Alasan terkuatku masih tetap berpijak di tangga pertama dalam fase merasa adalah tidak adanya keberanian dan tumbuhnya keraguan dalam membuatnya ke tingkat selanjutnya. Sebenarnya kita saling menyapa, bahkan saling melempar canda, walaupun ada sedikit kata yang membawa luka. Namun, kita tetap berdua membicarakan hal di masa dahulu yang disebut nostalgia, dimana dua kepala bertemu tak sengaja di sebuah perkumpulan yang memaksa kita agar terus bercengkrama.
Kadang, mencoba mengacuhkan adalah cara yang ditempuh ketika otak tidak mampu berpikir, dan raga tidak sanggup untuk bertemu lagi. Aku membenci, di saat aku mulai lupa untuk merasa, kau datang dengan tangan melambaikan sejuta panah agar benteng yang sulit aku bangun roboh tak beraturan. Kau benar-benar menyebalkan, dan memang benar pada prinsipnya kau memang dicipta untuk dicinta. Sangat malu untuk mengakuinya di saat aku mencoba melupa tentang merasa.

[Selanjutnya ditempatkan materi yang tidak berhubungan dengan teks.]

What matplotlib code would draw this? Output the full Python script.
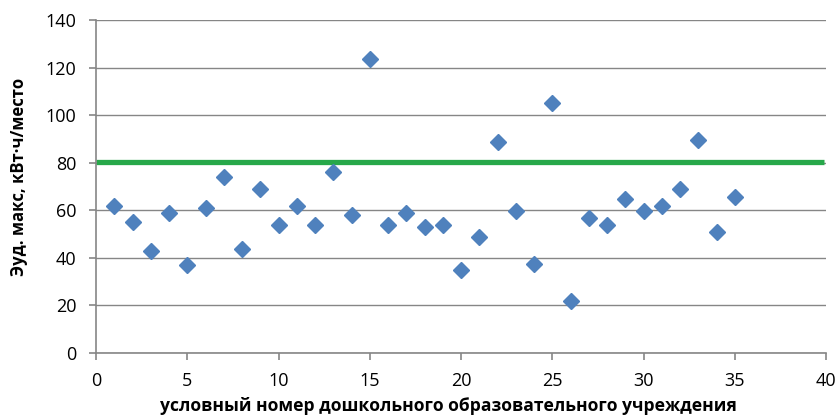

Seseorang bilang bahwa gerak-gerikmu, dan tingkahmu padaku menandakan bahwa kau tengah memperlihatkan rasamu padaku. Tapi, agaknya aku tidak mau berpikiran terlalu jauh dan jatuhnya halu untuk disuka seseorang sepertimu.Â
Bahkan tidak hanya satu orang yang bilang bahwa kau menyukaimu, ada hampir 10 kepala yang mengatakan hal demikian, tapi aku mencoba agar diri ini tidak terlalu jauh dalam menangkap teori-teori yang mereka buat. Sebab, jika ekspektasiku yang berlebih tidak sesuai dengan realita, maka aku tetap akan berada di pijakan pertama, dan sebaliknya jika ekspektasiku berubah menjadi realita nyata tentu saja aku masih tidak akan sanggup untuk bersuka ria.